Messam, who is mayor of the city of Miramar in South Florida, said once back home he directed city managers to plan for a devastating pandemic.

He credits that prompt action for COVID-19 not ravaging Miramar, Broward County's fourth-largest city with a population of 144,000. Just over 15 per cent of those residents are Jamaicans, making it home to one of the largest blocs from that country in the United States.

The 45-year-old Messam, whose parents are Jamaican, has been mayor since 2015. He won a second term last year when he also launched a dark horse bid for the Democratic nomination for US president.

When Messam spoke to the Observer two weeks ago, almost 400 people in Miramar had tested positive for COVID-19, making it the third-highest rate for Broward County. It could have been higher, he stressed, had preventative measures not been in place.

“We were one of the first cities to issue a state of emergency, one of the first cities to declare a stay-at-home order, as well as require residents to wear facial covering so we could do our part to slow down the pandemic,” he said.

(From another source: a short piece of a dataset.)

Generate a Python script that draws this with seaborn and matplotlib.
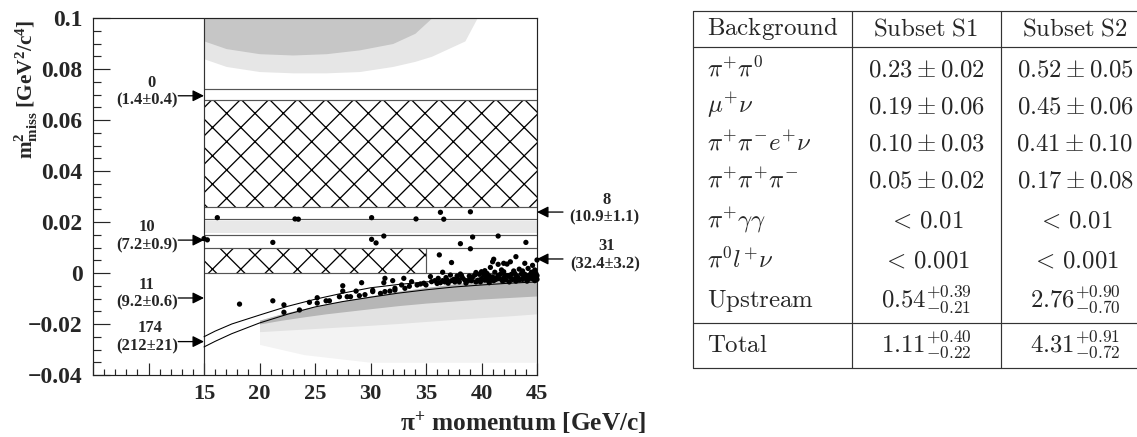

Last week, Miramar's COVID-19 response got a boost with the installation of a walk-up testing site. Previously, testing for constituents took place at CB Smith Park and Hard Rock Café in neighbouring cities Pembroke Pines and Hollywood, respectively.

While no COVID-19 deaths have been recorded in Miramar, the city has not escaped the economic downturn sweeping the US. On May 13 the city manager announced that some employees, including police officers and firefighters, would face furloughs starting in June and ending December.

After wide-scale protests, that decision has been reversed.

Leading the charge against a killer virus came nearly one year after Messam launched his long shot campaign for US president. He called time on that run in November due to lack of funding.

Messam is the fourth of five children born to parents from Maidstone, Manchester. His father Hubert was a farm worker; his mother Delsey was employed as a domestic helper.

He and a younger brother were born in the US, growing up in West Palm Beach. A star football player at Florida State University, Messam began his public career in 2011 as a Miramar City commissioner. Four years later he defeated the incumbent Lori Cohen Moseley for mayor in a tight race. He won re-election easily in 2019.

Messam, who owns a construction company, is married with three children. He has no regrets about his presidential bid.

“There were several positives from it. One being that Americans got to see that the country belongs to all of us, not just the elites. The campaign showed that someone from an immigrant background defied all the odds to become a public servant with a track record of success,” he said.